C’è un momento, poco prima che il sipario si apra, in cui il tempo sembra trattenere il fiato. Il pubblico siede in attesa, le luci si abbassano, e tutto tace. Poi, arriva il primo movimento: una figura emerge dal buio, il corpo si fa musica, la musica diventa racconto.
È in quel preciso istante che il balletto classico compie il suo incantesimo — antico, eppure sorprendentemente attuale.
Questa non è solo danza. È una forma di pensiero. Un modo di raccontare il mondo sulle punte, senza bisogno di parole.
Nel cuore del balletto classico c’è un paradosso: appare etereo, ma nasce dal rigore. I danzatori, dietro quella leggerezza quasi soprannaturale, portano sulle spalle anni di fatica, disciplina, errori corretti migliaia di volte. Il corpo si plasma, si adatta, si ribella e infine si arrende alla forma, diventando canale per qualcosa di più grande: il significato.
Il balletto resta fedele al tempo lento. Ripete, affina, ascolta. È una cultura della pazienza, una bellezza conquistata centimetro per centimetro. E questa lentezza — così lontana dalla fretta del nostro quotidiano — è forse la sua forma più potente di resistenza.
Il balletto è una lingua antica e mutevole, scolpita nei corpi e nei silenzi. Non serve traduzione, perché ciò che dice non passa dalla mente, ma attraversa lo sterno, risuona nello stomaco, graffia il cuore. Ogni gesto — una mano tesa, una schiena curva, un salto nel vuoto — porta dentro storie, emozioni, interrogativi. È questo che lo rende universale.
Il balletto — pur nella sua struttura secolare — dimostra giorno per giorno di saper abbracciare il cambiamento senza perdere la propria anima.
In molte città, il balletto entra nelle scuole, nei centri giovanili, nei quartieri periferici. Non solo per insegnare a danzare, ma per insegnare a stare nel mondo.

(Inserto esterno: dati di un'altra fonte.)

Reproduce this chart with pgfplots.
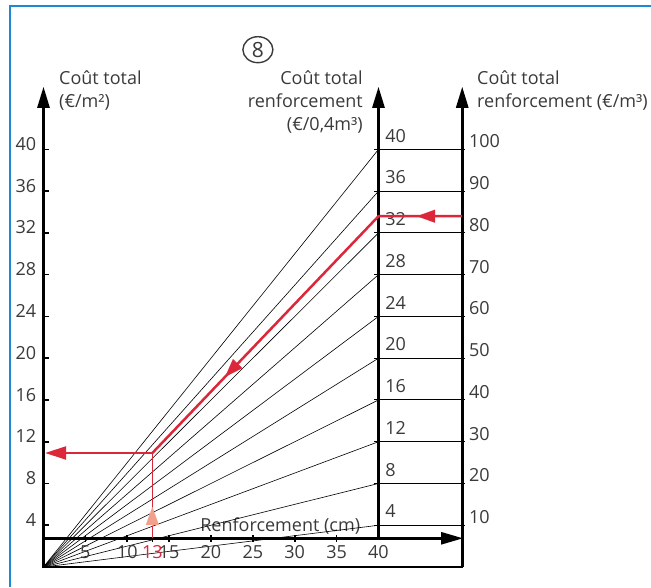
\documentclass[border=0pt]{standalone}
\usepackage{pgfplots}
\pgfplotsset{compat=1.18}
\usepackage{fontspec}
\setmainfont{Open Sans}
\usetikzlibrary{arrows.meta,shapes.geometric}
\definecolor{txt}{HTML}{3A3A3A}
\definecolor{nred}{HTML}{DC2639}
\definecolor{salmon}{HTML}{F2A08C}
\definecolor{frameblue}{HTML}{1E88D0}
\tikzset{lab/.style={text=txt, inner sep=0pt, font=\fontsize{18}{22}\selectfont}}
\begin{document}
\begin{tikzpicture}
\begin{axis}[scale only axis, width=651pt, height=587pt,
  xmin=-5.194, xmax=72.54, ymin=-1.916, ymax=54.31,
  axis lines=none, clip=false]
% frame
\addplot[frameblue, line width=2pt] coordinates {(-4.0,-1.916) (-4.0,53.74) (72.54,53.74)};
% texts
\node[lab, anchor=base west] at (axis cs:18.7,3.4) {Renforcement (cm)};
\node[lab, anchor=base west] at (axis cs:1.85,46.17) {Coût total};
\node[lab, anchor=base west] at (axis cs:1.85,44.0) {(€/m²)};
\node[lab, anchor=base east] at (axis cs:38.15,46.17) {Coût total};
\node[lab, anchor=base east] at (axis cs:38.15,44.0) {renforcement};
\node[lab, anchor=base east] at (axis cs:38.15,41.8) {(€/0,4m³)};
\node[lab, anchor=base west] at (axis cs:51.76,46.17) {Coût total};
\node[lab, anchor=base west] at (axis cs:51.76,44.0) {renforcement (€/m³)};
\node[lab, draw=txt, line width=1.4pt, ellipse, minimum width=30pt, minimum height=26pt, font=\fontsize{21}{22}\selectfont] at (axis cs:25.6,49.55) {8};
% fan lines
\addplot[black, line width=0.6pt] coordinates {(0,0) (40,4)};
\addplot[black, line width=0.6pt] coordinates {(0,0) (40,8)};
\addplot[black, line width=0.6pt] coordinates {(0,0) (40,12)};
\addplot[black, line width=0.6pt] coordinates {(0,0) (40,16)};
\addplot[black, line width=0.6pt] coordinates {(0,0) (40,20)};
\addplot[black, line width=0.6pt] coordinates {(0,0) (40,24)};
\addplot[black, line width=0.6pt] coordinates {(0,0) (40,28)};
\addplot[black, line width=0.6pt] coordinates {(0,0) (40,32)};
\addplot[black, line width=0.6pt] coordinates {(0,0) (40,36)};
\addplot[black, line width=0.6pt] coordinates {(0,0) (40,40)};
% reference lines
\addplot[black, line width=1pt] coordinates {(39.5,4) (50.35,4)};
\addplot[black, line width=1pt] coordinates {(39.5,8) (50.35,8)};
\addplot[black, line width=1pt] coordinates {(39.5,12) (50.35,12)};
\addplot[black, line width=1pt] coordinates {(39.5,16) (50.35,16)};
\addplot[black, line width=1pt] coordinates {(39.5,20) (50.35,20)};
\addplot[black, line width=1pt] coordinates {(39.5,24) (50.35,24)};
\addplot[black, line width=1pt] coordinates {(39.5,28) (50.35,28)};
\addplot[black, line width=1pt] coordinates {(39.5,32) (50.35,32)};
\addplot[black, line width=1pt] coordinates {(39.5,36) (50.35,36)};
\addplot[black, line width=1pt] coordinates {(39.5,40) (50.35,40)};
% left ticks
\addplot[black, line width=1.6pt] coordinates {(0,4) (0.6,4)};
\addplot[black, line width=1.6pt] coordinates {(0,8) (0.6,8)};
\addplot[black, line width=1.6pt] coordinates {(0,12) (0.6,12)};
\addplot[black, line width=1.6pt] coordinates {(0,16) (0.6,16)};
\addplot[black, line width=1.6pt] coordinates {(0,20) (0.6,20)};
\addplot[black, line width=1.6pt] coordinates {(0,24) (0.6,24)};
\addplot[black, line width=1.6pt] coordinates {(0,28) (0.6,28)};
\addplot[black, line width=1.6pt] coordinates {(0,32) (0.6,32)};
\addplot[black, line width=1.6pt] coordinates {(0,36) (0.6,36)};
\addplot[black, line width=1.6pt] coordinates {(0,40) (0.6,40)};
% bottom ticks
\addplot[black, line width=1.6pt] coordinates {(5,2.4) (5,3.1)};
\addplot[black, line width=1.6pt] coordinates {(10,2.4) (10,3.1)};
\addplot[black, line width=1.6pt] coordinates {(13,2.4) (13,3.1)};
\addplot[black, line width=1.6pt] coordinates {(15,2.4) (15,3.1)};
\addplot[black, line width=1.6pt] coordinates {(20,2.4) (20,3.1)};
\addplot[black, line width=1.6pt] coordinates {(25,2.4) (25,3.1)};
\addplot[black, line width=1.6pt] coordinates {(30,2.4) (30,3.1)};
\addplot[black, line width=1.6pt] coordinates {(35,2.4) (35,3.1)};
% axes
\addplot[black, line width=2.6pt] coordinates {(-0.15,0) (50.15,0)};
\addplot[black, line width=2.6pt, -{Triangle[length=21pt,width=12pt]}] coordinates {(0,0) (0,46)};
\addplot[black, line width=2.6pt, -{Triangle[length=21pt,width=12pt]}] coordinates {(40,2.75) (40,46)};
\addplot[black, line width=2.6pt, -{Triangle[length=21pt,width=12pt]}] coordinates {(50,0) (50,46)};
\addplot[black, line width=2.6pt, -{Triangle[length=22pt,width=12pt]}] coordinates {(0,2.75) (50.1,2.75)};
% tick labels
\node[lab, anchor=base east] at (axis cs:-0.85,3.9) {4};
\node[lab, anchor=base east] at (axis cs:-0.85,7.9) {8};
\node[lab, anchor=base east] at (axis cs:-0.85,11.9) {12};
\node[lab, anchor=base east] at (axis cs:-0.85,15.9) {16};
\node[lab, anchor=base east] at (axis cs:-0.85,19.9) {20};
\node[lab, anchor=base east] at (axis cs:-0.85,23.9) {24};
\node[lab, anchor=base east] at (axis cs:-0.85,27.9) {28};
\node[lab, anchor=base east] at (axis cs:-0.85,31.9) {32};
\node[lab, anchor=base east] at (axis cs:-0.85,35.9) {36};
\node[lab, anchor=base east] at (axis cs:-0.85,39.9) {40};
\node[lab, anchor=base west] at (axis cs:40.8,4.7) {4};
\node[lab, anchor=base west] at (axis cs:40.8,8.7) {8};
\node[lab, anchor=base west] at (axis cs:40.8,12.7) {12};
\node[lab, anchor=base west] at (axis cs:40.8,16.7) {16};
\node[lab, anchor=base west] at (axis cs:40.8,20.7) {20};
\node[lab, anchor=base west] at (axis cs:40.8,24.7) {24};
\node[lab, anchor=base west] at (axis cs:40.8,28.7) {28};
\node[lab, anchor=base west] at (axis cs:40.8,32.7) {32};
\node[lab, anchor=base west] at (axis cs:40.8,36.7) {36};
\node[lab, anchor=base west] at (axis cs:40.8,40.7) {40};
\node[lab, anchor=base west] at (axis cs:50.8,4.15) {10};
\node[lab, anchor=base west] at (axis cs:50.8,8.15) {20};
\node[lab, anchor=base west] at (axis cs:50.8,12.15) {30};
\node[lab, anchor=base west] at (axis cs:50.8,16.15) {40};
\node[lab, anchor=base west] at (axis cs:50.8,20.15) {50};
\node[lab, anchor=base west] at (axis cs:50.8,24.15) {60};
\node[lab, anchor=base west] at (axis cs:50.8,28.15) {70};
\node[lab, anchor=base west] at (axis cs:50.8,32.15) {80};
\node[lab, anchor=base west] at (axis cs:50.8,36.15) {90};
\node[lab, anchor=base west] at (axis cs:50.8,40.15) {100};
\node[lab, anchor=base] at (axis cs:5,0.85) {5};
\node[lab, anchor=base] at (axis cs:10,0.85) {10};
\node[lab, anchor=base, text=nred] at (axis cs:13,0.85) {13};
\node[lab, anchor=base] at (axis cs:15,0.85) {15};
\node[lab, anchor=base] at (axis cs:20,0.85) {20};
\node[lab, anchor=base] at (axis cs:25,0.85) {25};
\node[lab, anchor=base] at (axis cs:30,0.85) {30};
\node[lab, anchor=base] at (axis cs:35,0.85) {35};
\node[lab, anchor=base] at (axis cs:40,0.85) {40};
% red reading path
\addplot[nred, line width=1pt] coordinates {(13,2.75) (13,10.92)};
\addplot[salmon, line width=0.1pt, -{Triangle[length=18pt,width=13pt]}] coordinates {(13,4.0) (13,5.75)};
\addplot[nred, line width=2.5pt] coordinates {(50,33.6) (40,33.6) (13,10.92)};
\addplot[nred, line width=2.5pt, -{Triangle[length=21pt,width=13pt]}] coordinates {(13,10.92) (0.2,10.92)};
\addplot[nred, line width=0.1pt, -{Triangle[length=18pt,width=13pt]}] coordinates {(46.6,33.6) (44.6,33.6)};
\addplot[nred, line width=0.1pt, -{Triangle[length=18pt,width=13pt]}] coordinates {(23.7,19.91) (21.7,18.23)};
\end{axis}
\pgfresetboundingbox
\path (current axis.south west) rectangle (current axis.north east);
\end{tikzpicture}
\end{document}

Perché il balletto educa alla cura, all’ascolto del proprio corpo e di quello altrui, al valore del silenzio e della perseveranza. Insegna che c’è bellezza anche nella fatica, che il fallimento è parte del percorso, che l’arte non è mai lontana: è una possibilità, un rifugio, una forma di libertà.
E nel momento in cui un ragazzo o una ragazza scopre che può raccontare la propria storia senza parole, solo con il corpo, qualcosa cambia. Si apre uno spazio nuovo. E da lì, può nascere tutto.
Ogni volta che si accendono le luci e un danzatore entra in scena, accade qualcosa di raro: un frammento di verità prende forma, e il pubblico — anche solo per un istante — ricorda cosa significa essere pienamente umani.
Non è magia. È cultura, con tutta la forza che solo l’arte sa avere.